Confession doesn’t weaken the church—it activates it.
Grace doesn’t work in theory—it works in practice.
Real community isn’t built on pretending.
It’s built on presence.
Grace only works when there’s something to forgive.
Fighting for Your Future, Not Shaming Your Past
In real community, we don’t shame people for where they’ve been.
We fight for where they’re going.
That means love and truth.
Grace and growth.
We say:
“I see you.”
“I know your story.”
“And you’re better than that.”
Not in a condemning way.
In a covenant way.
Love without truth is sentimental. Truth without love is brutal. Jesus refused both.
Wounded Healers and Overestimated People
This will be a community of wounded healers.
Not people who have it all together—
but people who have been met by God in their brokenness.
Jesus didn’t choose impressive disciples.
He chose available ones—and then He overestimated them.
Peter didn’t act like a rock.
Jesus called him one anyway.
That’s what God did with me.
That’s what my mom and dad did with me.
They put a crown on my head when it didn’t fit yet—and loved me while I grew into it.

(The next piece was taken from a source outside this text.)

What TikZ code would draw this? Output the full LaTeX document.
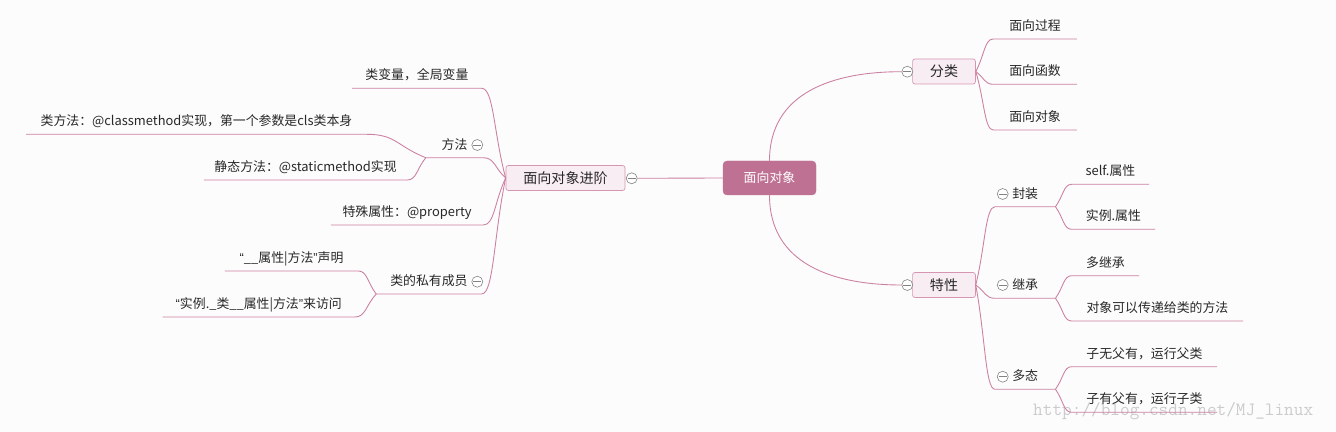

People grow into the names love gives them.
What We Will Be Known For
A lot of churches are known for what they’re against.
We won’t be.
We’ll be known for what we’re for:
For love
For God
For people
For your future self
We will overestimate people on purpose—because Jesus did.
Because God did with me.
An Invitation, Not a Performance
So if you’re looking for a perfect church—this isn’t it.
But if you’re looking for:
An imperfect yet loving community
A place where you don’t have to keep your church face on
A people who slow down enough to know your name
And slow down enough to talk about something deeper than the weather
Then maybe—just maybe—this is your place.
Not because we’re impressive.
But because we’re intentional.
We’re not building a church you attend. We’re building a community you belong to.
And that’s why I’m still here.
Not because I have to.
But because I’m called.
The Best Is Yet To Come, Real Community—-
Rev. John Roberts


That Bonhoeffer quote about loving the dream of community more than the actual community cuts deep. The car-ride-to-church imagery is so visceral because everyone's lived some version of that dissonance between private reality and public presentation. Communities do get stronger when they stop demanding performances, had a mentor once tell me people can smell authenticity through walls and it's true.
Thank you, John for your caring words! Church is a gathering of imperfect people trying to learn and grow in God,s word with the help of our hope dealer! This is not for “perfect” people—as if they exist! I am certainly imperfect, but work daily to be better!